Long Beach, CA. Big Box Ban To Be Overturned

A veto worth $500,000 [Long Beach (Calif.) Press Telegram]

Wal-Mart most probably never will build a superstore in Long Beach, but soon the company at least will have the satisfaction of knowing that it wouldn’t be illegal.

Mayor Bob Foster announced, two days in advance, that if the City Council votes today to go ahead with an election on the issue he will use his veto to block it. And it seems clear there wouldn’t be enough council votes to overturn his veto.

Taxpayers should relish the mayor’s logic: The city is strapped for money, and this is no time to be spending $500,000 on an unneeded election instead of useful services such as a second police helicopter, upgrading fire stations, stocking libraries, fixing streets and sidewalks or restoring recreation programs.

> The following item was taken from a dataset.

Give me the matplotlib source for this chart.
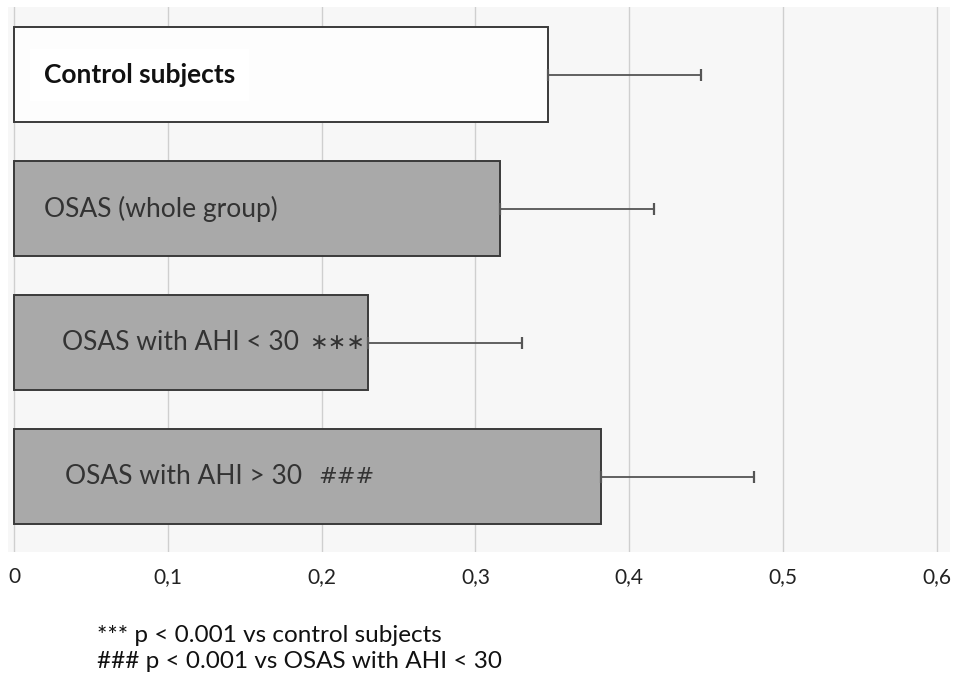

Foster said he can’t in good conscience support funding an election that has no immediate impact. (Actually, it has no practical purpose whatever. City Hall could easily block a superstore in the planning process without having to make it illegal to build one.)

But the council did ban superstores that sell groceries, which was aimed squarely at Wal-Mart. The company responded by financing a petition drive that collected enough signatures to force putting the issue before voters. Today is the deadline for the council to decide whether to go ahead with that election, or rescind the superstore ordinance.
The ordinance is as good as dead. There are four solid votes against it, which is all it takes to make Foster’s veto stick.

It’s not that Foster has any great love for nonunion Wal-Mart. He makes it clear he finds the company’s reputation for relentless cost-cutting, pressures on suppliers and low wages distasteful, and his veto threat is sure to cost him major points with union supporters.

The same is true for the five council members who voted for the superstore ban. But now, forced to think about which city services would have to be cut to provide more than $500,000 for a useless election, and knowing their action would be vetoed anyway, ought to give those council members second thoughts.

The council already has backed away from another ill-designed ordinance designed to please special interests. This one, characterized as a labor peace agreement, would have forced employees of hotels on city-controlled property to join a union. Opponents collected enough signatures to force an election, which, together with concerns about wording of the ordinance and a lack of union financial support for an election campaign, was enough to cause council supporters to change their minds. There is one more to go.

The $500,000 savings on the superstore ordinance is too little to cover the city’s impending shortfall. But, given its financial straits, it is far too much to waste.